Trump website defaced in second successive cyber breach
Attackers briefly seize control of the presidential campaign website a week after Trump claimed “nobody gets hacked”
Donald Trump’s presidential campaign website was briefly hijacked last night with attackers using the platform to claim “the world has had enough of the fake news”.
The culprits pinned a messaged to the website posing as the US Department of Justice, claiming “this site was seized” and that it was time to allow the world to know the truth, according to NBC News.
This is the second time this month that a platform belonging to the US President was compromised. Trump’s Twitter account was also breached by a Dutch researcher who correctly guessed the president’s password.
Security expert Victor Gevers claims he gained access to Trump’s direct messages, could post tweets in his name and change aspects of his profile after guessing his password as “maga2020!”, de Volkskrant reported.
In the latest security breach, hackers claimed to have information that discredited the president, as well as his family, and demanded cryptocurrency payment under the threat of releasing the material publicly. They also claimed multiple devices were compromised giving full access to Trump and his relatives, as well as internal conversations and classified intel. There's no confirming the veracity of these claims, however.
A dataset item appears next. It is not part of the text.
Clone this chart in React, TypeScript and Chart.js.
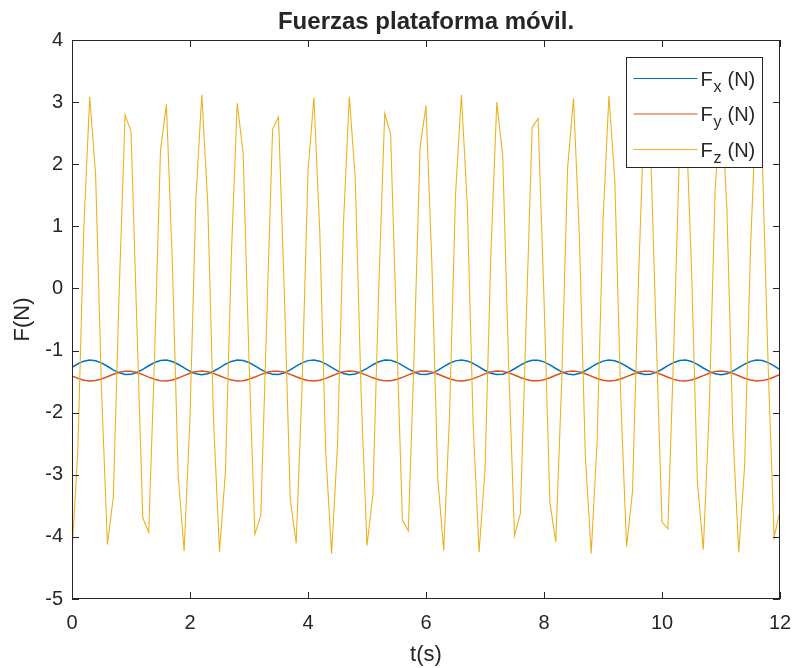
import React, { useEffect, useRef } from 'react';
import { Chart, registerables } from 'chart.js';

Chart.register(...registerables);

const T = [
  0, 0.1, 0.2, 0.3, 0.4, 0.5, 0.6, 0.7, 0.8, 0.9,
  1, 1.1, 1.2, 1.3, 1.4, 1.5, 1.6, 1.7, 1.8, 1.9,
  2, 2.1, 2.2, 2.3, 2.4, 2.5, 2.6, 2.7, 2.8, 2.9,
  3, 3.1, 3.2, 3.3, 3.4, 3.5, 3.6, 3.7, 3.8, 3.9,
  4, 4.1, 4.2, 4.3, 4.4, 4.5, 4.6, 4.7, 4.8, 4.9,
  5, 5.1, 5.2, 5.3, 5.4, 5.5, 5.6, 5.7, 5.8, 5.9,
  6, 6.1, 6.2, 6.3, 6.4, 6.5, 6.6, 6.7, 6.8, 6.9,
  7, 7.1, 7.2, 7.3, 7.4, 7.5, 7.6, 7.7, 7.8, 7.9,
  8, 8.1, 8.2, 8.3, 8.4, 8.5, 8.6, 8.7, 8.8, 8.9,
  9, 9.1, 9.2, 9.3, 9.4, 9.5, 9.6, 9.7, 9.8, 9.9,
  10, 10.1, 10.2, 10.3, 10.4, 10.5, 10.6, 10.7, 10.8, 10.9,
  11, 11.1, 11.2, 11.3, 11.4, 11.5, 11.6, 11.7, 11.8, 11.9,
  12,
];

const FX = [
  -1.27, -1.213, -1.171, -1.152, -1.163, -1.199, -1.253, -1.311, -1.359, -1.385,
  -1.383, -1.353, -1.303, -1.245, -1.192, -1.159, -1.153, -1.176, -1.221, -1.279,
  -1.334, -1.374, -1.388, -1.373, -1.333, -1.278, -1.22, -1.175, -1.153, -1.16,
  -1.193, -1.246, -1.304, -1.354, -1.383, -1.385, -1.359, -1.31, -1.252, -1.199,
  -1.162, -1.152, -1.171, -1.214, -1.271, -1.327, -1.37, -1.388, -1.377, -1.34,
  -1.286, -1.228, -1.18, -1.154, -1.157, -1.187, -1.238, -1.296, -1.348, -1.381,
  -1.387, -1.364, -1.318, -1.26, -1.205, -1.166, -1.152, -1.167, -1.208, -1.263,
  -1.321, -1.366, -1.387, -1.38, -1.346, -1.293, -1.235, -1.185, -1.156, -1.155,
  -1.182, -1.231, -1.289, -1.342, -1.378, -1.388, -1.368, -1.325, -1.268, -1.212,
  -1.17, -1.152, -1.164, -1.201, -1.255, -1.313, -1.361, -1.386, -1.383, -1.352,
  -1.301, -1.243, -1.191, -1.159, -1.154, -1.177, -1.223, -1.281, -1.336, -1.375,
  -1.388, -1.372, -1.332, -1.276, -1.219, -1.174, -1.153, -1.16, -1.195, -1.248,
  -1.306,
];

const FY = [
  -1.41, -1.448, -1.477, -1.49, -1.483, -1.458, -1.421, -1.382, -1.349, -1.332,
  -1.333, -1.354, -1.388, -1.427, -1.463, -1.485, -1.489, -1.474, -1.443, -1.404,
  -1.366, -1.34, -1.33, -1.34, -1.367, -1.405, -1.444, -1.474, -1.489, -1.485,
  -1.462, -1.427, -1.387, -1.353, -1.333, -1.332, -1.35, -1.383, -1.422, -1.458,
  -1.483, -1.49, -1.477, -1.448, -1.409, -1.371, -1.342, -1.33, -1.338, -1.363,
  -1.399, -1.439, -1.471, -1.488, -1.487, -1.466, -1.432, -1.392, -1.357, -1.335,
  -1.331, -1.347, -1.378, -1.417, -1.454, -1.481, -1.49, -1.48, -1.452, -1.415,
  -1.376, -1.345, -1.331, -1.335, -1.359, -1.394, -1.434, -1.467, -1.487, -1.488,
  -1.47, -1.437, -1.397, -1.361, -1.337, -1.33, -1.343, -1.373, -1.411, -1.45,
  -1.478, -1.49, -1.482, -1.457, -1.42, -1.381, -1.349, -1.332, -1.334, -1.355,
  -1.389, -1.429, -1.464, -1.486, -1.489, -1.473, -1.442, -1.403, -1.365, -1.339,
  -1.33, -1.341, -1.368, -1.406, -1.445, -1.475, -1.489, -1.484, -1.461, -1.425,
  -1.386,
];

const FZ = [
  -4.27, -2.572, 0.963, 3.083, 1.84, -1.623, -4.123, -3.36, -0.037, 2.791,
  2.525, -0.592, -3.693, -3.928, -1.08, 2.232, 2.964, 0.442, -3.015, -4.228,
  -2.083, 1.449, 3.12, 1.394, -2.142, -4.238, -2.965, 0.505, 2.982, 2.189,
  -1.145, -3.955, -3.657, -0.527, 2.561, 2.764, -0.102, -3.403, -4.104, -1.561,
  1.889, 3.073, 0.904, -2.626, -4.269, -2.516, 1.022, 3.091, 1.791, -1.685,
  -4.14, -3.317, 0.028, 2.817, 2.49, -0.656, -3.728, -3.9, -1.015, 2.275,
  2.944, 0.381, -3.064, -4.218, -2.023, 1.504, 3.119, 1.338, -2.201, -4.246,
  -2.915, 0.567, 3.0, 2.145, -1.21, -3.981, -3.621, -0.46, 2.595, 2.736,
  -0.167, -3.445, -4.084, -1.497, 1.937, 3.062, 0.842, -2.68, -4.268, -2.46,
  1.08, 3.099, 1.744, -1.748, -4.157, -3.273, 0.092, 2.842, 2.453, -0.723,
  -3.761, -3.871, -0.95, 2.314, 2.925, 0.318, -3.112, -4.206, -1.962, 1.557,
  3.117, 1.282, -2.259, -4.252, -2.864, 0.63, 3.016, 2.101, -1.275, -4.005,
  -3.583,
];

const SERIES_NAMES = ['x', 'y', 'z'];
const SERIES_COLORS = ['#0072BD', '#D95319', '#EDB120'];
const TITLE = 'Fuerzas plataforma móvil.';
const X_LABEL = 't(s)';
const Y_LABEL = 'F(N)';

const FONT = '"Liberation Sans", Arial, Helvetica, sans-serif';
const INK = '#262626';

const toPoints = (ys: number[]) => ys.map((y, i) => ({ x: T[i], y }));

const matlabFrame = {
  id: 'matlabFrame',
  afterDraw(chart: any) {
    const ctx = chart.ctx as CanvasRenderingContext2D;
    const { left, right, top, bottom } = chart.chartArea;
    const xs = chart.scales.x;
    const ys = chart.scales.y;
    ctx.save();

    // axes box
    ctx.strokeStyle = INK;
    ctx.lineWidth = 1;
    ctx.strokeRect(Math.round(left) + 0.5, Math.round(top) + 0.5, Math.round(right - left) - 1, Math.round(bottom - top) - 1);

    // inward ticks
    const tl = 7;
    ctx.beginPath();
    xs.ticks.forEach((t: any) => {
      const px = Math.round(xs.getPixelForValue(t.value)) + 0.5;
      ctx.moveTo(px, bottom);
      ctx.lineTo(px, bottom - tl);
      ctx.moveTo(px, top);
      ctx.lineTo(px, top + tl);
    });
    ys.ticks.forEach((t: any) => {
      const py = Math.round(ys.getPixelForValue(t.value)) + 0.5;
      ctx.moveTo(left, py);
      ctx.lineTo(left + tl, py);
      ctx.moveTo(right, py);
      ctx.lineTo(right - tl, py);
    });
    ctx.stroke();

    // title
    ctx.fillStyle = INK;
    ctx.font = `bold 24px ${FONT}`;
    ctx.textAlign = 'center';
    ctx.textBaseline = 'alphabetic';
    ctx.fillText(TITLE, (left + right) / 2, 29);

    // axis titles
    ctx.font = `22px ${FONT}`;
    ctx.textBaseline = 'middle';
    ctx.fillText(X_LABEL, (left + right) / 2, 655);
    ctx.save();
    ctx.translate(23, (top + bottom) / 2);
    ctx.rotate(-Math.PI / 2);
    ctx.fillText(Y_LABEL, 0, 0);
    ctx.restore();

    // legend (inside, north-east)
    const bw = 136;
    const bh = 110;
    const bx = Math.round(right - 18 - bw) + 0.5;
    const by = Math.round(top + 17) + 0.5;
    ctx.fillStyle = '#ffffff';
    ctx.fillRect(bx, by, bw, bh);
    ctx.strokeStyle = INK;
    ctx.lineWidth = 1;
    ctx.strokeRect(bx, by, bw, bh);
    SERIES_NAMES.forEach((name, i) => {
      const ly = by + 21 + i * 35.5;
      ctx.strokeStyle = SERIES_COLORS[i];
      ctx.lineWidth = 1.2;
      ctx.beginPath();
      ctx.moveTo(bx + 7, ly);
      ctx.lineTo(bx + 71, ly);
      ctx.stroke();
      ctx.fillStyle = INK;
      ctx.textAlign = 'left';
      ctx.textBaseline = 'alphabetic';
      ctx.font = `20px ${FONT}`;
      ctx.fillText('F', bx + 74, ly + 7);
      ctx.font = `16px ${FONT}`;
      ctx.fillText(name, bx + 87, ly + 13);
      ctx.font = `20px ${FONT}`;
      ctx.fillText('(N)', bx + 101, ly + 7);
    });

    ctx.restore();
  },
};

export default function App() {
  const ref = useRef<HTMLCanvasElement | null>(null);

  useEffect(() => {
    if (!ref.current) return;
    const chart = new Chart(ref.current, {
      type: 'line',
      data: {
        datasets: [
          { label: 'Fx (N)', data: toPoints(FX), borderColor: SERIES_COLORS[0], borderWidth: 1.5, order: 3 },
          { label: 'Fy (N)', data: toPoints(FY), borderColor: SERIES_COLORS[1], borderWidth: 1.5, order: 2 },
          { label: 'Fz (N)', data: toPoints(FZ), borderColor: SERIES_COLORS[2], borderWidth: 1.1, order: 1 },
        ],
      },
      options: {
        animation: false,
        responsive: false,
        maintainAspectRatio: false,
        devicePixelRatio: 1,
        layout: { padding: { top: 40, right: 15, left: 0, bottom: 0 } },
        elements: { point: { radius: 0 }, line: { tension: 0, fill: false } },
        plugins: {
          legend: { display: false },
          tooltip: { enabled: false },
          title: { display: false },
        },
        scales: {
          x: {
            type: 'linear',
            min: 0,
            max: 12,
            afterFit: (s: any) => { s.height = 69; s.paddingLeft = 0; s.paddingRight = 0; },
            grid: { display: false, drawTicks: false },
            border: { display: false },
            ticks: { stepSize: 2, color: INK, font: { family: FONT, size: 20 }, padding: 12, maxRotation: 0, autoSkip: false },
          },
          y: {
            type: 'linear',
            min: -5,
            max: 4,
            afterFit: (s: any) => { s.width = 72; s.paddingTop = 0; s.paddingBottom = 0; },
            grid: { display: false, drawTicks: false },
            border: { display: false },
            ticks: { stepSize: 1, color: INK, font: { family: FONT, size: 20 }, padding: 9, autoSkip: false },
          },
        },
      },
      plugins: [matlabFrame],
    } as any);
    return () => chart.destroy();
  }, []);

  return (
    <div style={{ position: 'absolute', left: 0, top: 0, width: 795, height: 668, background: '#ffffff' }}>
      <canvas ref={ref} width={795} height={668} style={{ display: 'block' }} />
    </div>
  );
}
The site soon went offline before being fully restored as normal without the spoofed message. A Trump campaign spokesperson told NBC News the “website was defaced and we are working with law enforcement authorities to investigate the source of the attack”.
President Trump previously claimed “nobody gets hacked”, and that you “need somebody with 197 IQ” in order to get hacked.
Details as to how the attackers infiltrated Trump’s campaign website are scarce at the moment, although the ease with which they’ve defaced the President’s platform should raise national security alarm bells.
It’s not unusual for prominent politicians or even entire government agencies to suffer the consequences of a cyber intrusion, with attackers claiming to have compromised a NASA IT contractor earlier this year, for example.
Closer to home, the personal email account of the UK’s former international trade secretary Dr Liam Fox was compromised last year in a spear-phishing exercise, wth hackers making away with sensitive trade documents.